Equatorial Guinea has been one of the smaller countries in Africa that has gained a lot from oil. Its economy once negligible has grown at an incredible 40% annually since the oil boom began. It has per capita income of more than US$30,000 which was as of 2006 the fourth highest in the world. It is no wonder the country now ranks 115th position of the United Nations Human Development Index (HDI) with value of 0.717 (in the medium category) signifying useful benefits of the revenue from the oil (effective development) to developing the people in terms of education, health, income, employment, to mention but few.

However, it is worthy to note that, the negative phase of oil exploration and production has been in international headlines and is termed as “The Oil Curse” which I deem it right to expose it to Ghanaians for due considerations to curb the similar fate in Ghana. The motive of this article is to bring to bear clandestine issues on the ground concerning the exploration and production of oil and to raise the visibility of how oil can be a necessary evil.
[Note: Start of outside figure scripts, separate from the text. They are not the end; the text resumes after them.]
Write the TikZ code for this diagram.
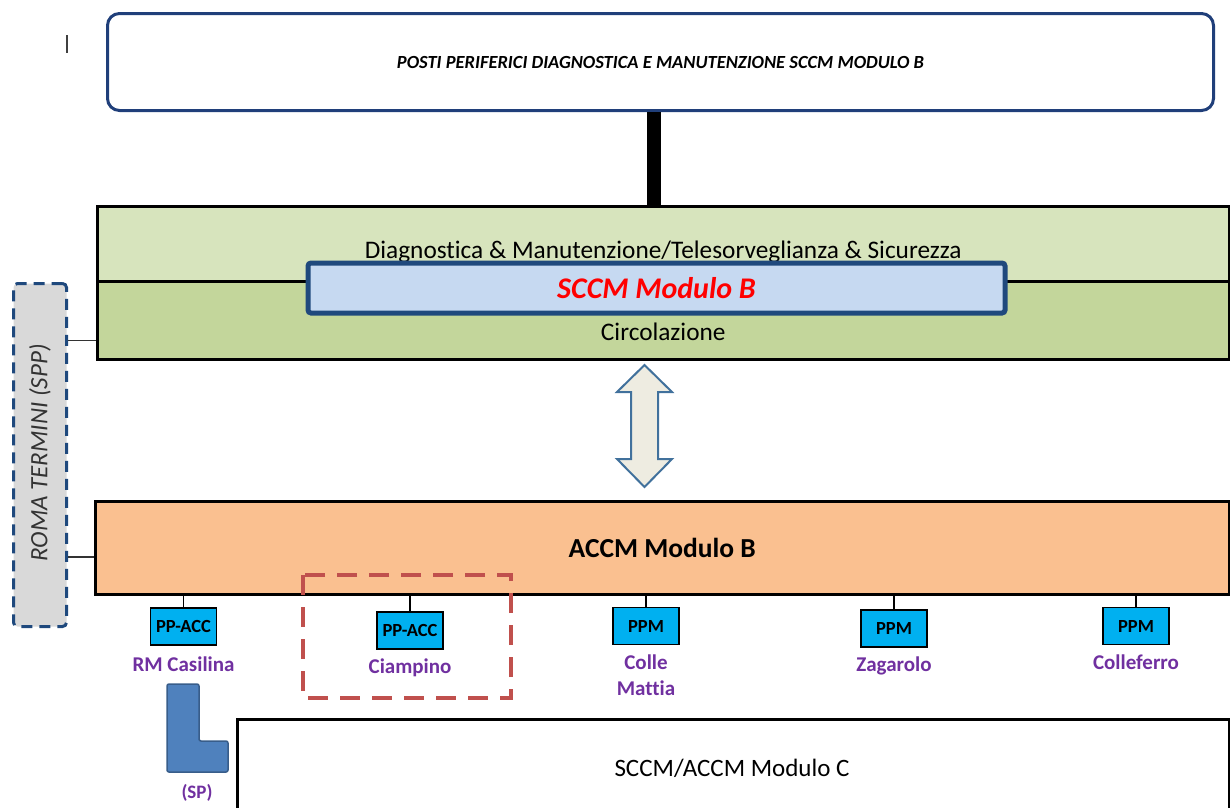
\documentclass[tikz,border=0pt]{standalone}
\usepackage{fontspec}
\setmainfont{Carlito}[Ligatures=NoCommon]
\usetikzlibrary{positioning,calc}

\definecolor{postiblue}{HTML}{203F7A}
\definecolor{greenlight}{HTML}{D7E4BD}
\definecolor{greendark}{HTML}{C3D69B}
\definecolor{sccmfill}{HTML}{C6D9F1}
\definecolor{sccmline}{HTML}{1F497D}
\definecolor{accmorange}{HTML}{FAC090}
\definecolor{ppcyan}{HTML}{00B0F0}
\definecolor{sitepurple}{HTML}{7030A0}
\definecolor{arrowfill}{HTML}{EEECE1}
\definecolor{arrowline}{HTML}{41719C}
\definecolor{romagrey}{HTML}{D9D9D9}
\definecolor{zonered}{HTML}{C0504D}
\definecolor{spblue}{HTML}{4F81BD}
\definecolor{spline}{HTML}{385D8A}

\begin{document}
\begin{tikzpicture}[x=1pt, y=-1pt,
    node distance=8pt,
    layer/.style={draw, line width=2.5pt, inner sep=0pt, anchor=north west},
    sitebox/.style={draw, line width=1.2pt, fill=ppcyan, minimum width=66pt, minimum height=37pt, inner sep=0pt, font=\bfseries\fontsize{18.5}{20}\selectfont},
    sitename/.style={text=sitepurple, align=center, inner sep=1pt, font=\bfseries\fontsize{21}{26}\selectfont},
    stub/.style={line width=1.5pt},
    txt/.style={inner sep=0pt, font=\fontsize{25.3}{28}\selectfont}
]
\clip (0,0) rectangle (1230,807);

% top: posti periferici
\node[draw=postiblue, line width=3pt, rounded corners=12pt, anchor=north west, minimum width=1106pt, minimum height=97pt, inner sep=0pt,
      font=\bfseries\itshape\fontsize{18.5}{20}\selectfont] (posti) at (106,12) {POSTI PERIFERICI DIAGNOSTICA E MANUTENZIONE SCCM MODULO B};
\draw[line width=1.5pt, black!75] (67,35) -- (67,53);

% SCCM modulo B (two layers)
\node[layer, fill=greenlight, minimum width=1132pt, minimum height=75pt] (dm) at (96,205) {};
\node[layer, fill=greendark, minimum width=1132pt, minimum height=78pt] (circ) at (96,280) {};
\node[txt] at ($(dm.center)+(0,8)$) {Diagnostica \& Manutenzione/Telesorveglianza \& Sicurezza};
\node[txt] at ($(circ.center)+(0,12)$) {Circolazione};
\node[draw=sccmline, fill=sccmfill, line width=5pt, rounded corners=3pt, minimum width=697pt, minimum height=50pt, inner sep=0pt,
      text=red, font=\bfseries\itshape\fontsize{30}{34}\selectfont] (sccm) at (656.5,288) {SCCM Modulo B};

% link posti -> SCCM
\draw[line width=14pt] ([xshift=-7pt]posti.south) -- ([xshift=-7pt]posti.south |- dm.north);

% ACCM modulo B
\node[layer, fill=accmorange, minimum width=1134pt, minimum height=93pt, font=\bfseries\fontsize{27.5}{30}\selectfont] (accm) at (94,500) {ACCM Modulo B};

% double block arrow
\coordinate (dbltip) at (644.5,365);
\draw[draw=arrowline, fill=arrowfill, line width=2pt, line join=miter]
    (dbltip) -- ++(27.5,27) -- ++(-14,0) -- ++(0,67) -- ++(14,0) -- ++(-27.5,28)
    -- ++(-27.5,-28) -- ++(14,0) -- ++(0,-67) -- ++(-14,0) -- cycle;

% Roma Termini
\node[draw=sccmline, fill=romagrey, line width=3pt, dash pattern=on 11pt off 7pt, rounded corners=4pt,
      anchor=north west, minimum width=53pt, minimum height=343pt, inner sep=0pt] (roma) at (12,282) {};
\node[rotate=90, text=black!80, font=\itshape\fontsize{25}{28}\selectfont] at ([yshift=2pt]roma.center) {ROMA TERMINI (SPP)};
\path ([yshift=20pt]circ.south west) coordinate (circ_in);
\path ([yshift=-9pt]accm.west) coordinate (accm_in);
\draw[stub, black!80] (roma.east |- circ_in) -- (circ_in);
\draw[stub, black!80] (roma.east |- accm_in) -- (accm_in);

% posti periferici ACC / PPM
\node[sitebox] (ppa1) at (183.5,626.5) {PP-ACC};
\node[sitebox] (ppa2) at (410,630.5) {PP-ACC};
\node[sitebox] (ppm1) at (646,626) {PPM};
\node[sitebox] (ppm2) at (894,628.5) {PPM};
\node[sitebox] (ppm3) at (1136,626) {PPM};
\foreach \s in {ppa1,ppa2,ppm1,ppm2,ppm3}
    \draw[stub] (\s.north) -- (\s.north |- accm.south);

\node[sitename, below=10pt of ppa1] (casilina) {RM Casilina};
\node[sitename, below=of ppa2] (ciampino) {Ciampino};
\node[sitename, below=of ppm1] (colle) {Colle\\Mattia};
\node[sitename, below=of ppm2] (zagarolo) {Zagarolo};
\node[sitename, below=of ppm3] (colleferro) {Colleferro};

% Ciampino zone
\draw[zonered, line width=4pt, dash pattern=on 20pt off 12pt] (303,575) rectangle (511,698);

% (SP) marker
\draw[fill=spblue, draw=spline, line width=1.5pt, rounded corners=2pt]
    (167,684) -- (199,684) -- (199,741) -- (228,741) -- (228,772) -- (167,772) -- cycle;
\node[sitename, font=\bfseries\fontsize{19}{22}\selectfont] (sp) at (197,793) {(SP)};

% SCCM/ACCM modulo C
\node[layer, minimum width=992pt, minimum height=120pt] (modc) at (236,718) {};
\node[txt, font=\fontsize{25}{28}\selectfont] at (732,768) {SCCM/ACCM Modulo C};
\end{tikzpicture}
\end{document}
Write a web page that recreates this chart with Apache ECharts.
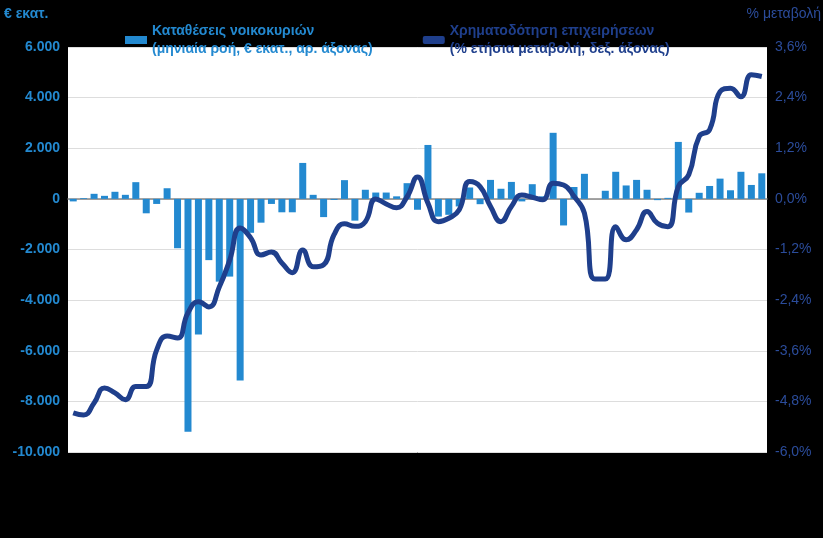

In Equatorial Guinea, reports indicate that the oil has made the regime of President Teodoro Obiang Nguema Mbasogo increasingly paranoid. The discovery of oil in the country increased his powers that several opposition leaders were jailed in 2002 after a mass trial to which many defendants turned up with broken arms and legs. Mr. Obiang scoffs at western notion of transparency insisting that how much he earns from oil is nobody else’s business. A brave opposition politician who competed with him in the 15 December 2002, Celestino Bonifacio Bacale said “Oil has turned him crazy”. In furtherance of this argument, a US Senate report in 2004 found that Riggs Bank helped top officials of Equatorial Guinea steal hundreds of millions of dollars in oil revenues. The issue of corruption by top officials in government is so much so that it has raised the concerns of many international agencies and institutions like the World Bank and countries including the United States. It is recorded that Equatorial Guinea government leaders siphon oil revenues to account set up for them in Washington. The country has been cited by the US State Department for human rights abuses, corruption and diversion of oil revenues to government officials. According to the CIA- The World Factbook, a number of aid programs sponsored by the World Bank and the IMF have been cut off since 1993, because of corruption and mismanagement with the comments that despite the country's economic windfall from oil production resulting in a massive increase in government revenue in recent years, there have been few improvements in the population's living standards.

Another country in question is Angola. According to Brian Smith in his article on 4th September 2008, “Angola becomes Africa’s largest oil producer”, Angola overtook Nigeria as Africa’s largest in Africa and the world’s eighth largest oil producer- a combination of Angola’s surge in growth and Nigeria’s decline in production following rebel attacks on its oil fields. Angola is now producing over 1.9 million barrels per day (bpd) of high quality crude oil from onshore and offshore fields up from 900,000 bpd in 2002 and from 500,000 bpd in 1993. Despite the above potentials, Ghana, an agrarian economy is improved and developed than Angola according to the United Nations Human Development Index. The United Nations Human Development Index (UN HDI) is a process of widening options for persons, giving them greater opportunities for education, health care, income, employment and others. It is a measure of human development. Based on the fact that, oil has generated US$1.71 billion in tax revenue in 2004 and now makes up 80% of the governments budget, a 5% increase from 2003 and 45% of GDP (OECD, International Energy Agency, Angola towards an energy strategy, 2006. Page 19), Angola was supposed to surpass Ghana in the UN HDI as oil in the international market is stable and continue to increase with agriculture products of Ghana very unstable and commanding lower prices. Angola‘s HDI is 0.484 in the 158th position which is in the low category (last category signifying poor state of the economy) with Ghana in the 142nd position of HDI 0.533 being in the medium category (according to the United Nations Development Program’s Human Development Statistical Update released on December 18, 2008, compiled on the basis of data from 2006 covering 180 UN member countries). This means that less effort is done by the Angolan government concerning the education, health care, income and employment of the people towards achieving the Millennium Development Goals in 2015. It can therefore be said that the oil revenue has made no significant improvements to the economy of Angola.

Also, the United Nations has criticized the Angolan government for using torture, rape, summary executions, arbitrary detention and disappearances, actions which Angolan government has justified on the need to maintain oil output (Omeje, Kenneth C. High Stakes and Stakeholders: Oil Conflict and Security in Nigeria, 2006.Page 157). Angola now faces the threat of disruption to its onshore oil production from the rebel group Front for the Liberation of the Enclave of Cabinda, like the Movement for the Emancipation of the Niger Delta (MEND), a rebel group in Nigeria. This is the curse of oil in Angola which the government and the people did not expect. The security atmosphere of the country is therefore bound to change for the worse which could be detriment to the Angolan economy. The cases of kidnapping and armed robbery which is rampant in the Niger Delta of Nigeria is likely to occur in Angola though the front for the Liberation of the Enclave of Cabinda is not well organized like the MEND in Nigeria.

Oil has been the root and catalyst of corruption to most oil producing countries. What then should Ghana expect in years ahead? Is the situation possible in Ghana? Let’s hope for prudent policies from the government to nip the situation in the bud and save mother Ghana from unforeseen disasters.

Ghana should not concentrate only on the benefits to be attained but the evil aspect of oil exploration and production should be given the necessary and due consideration.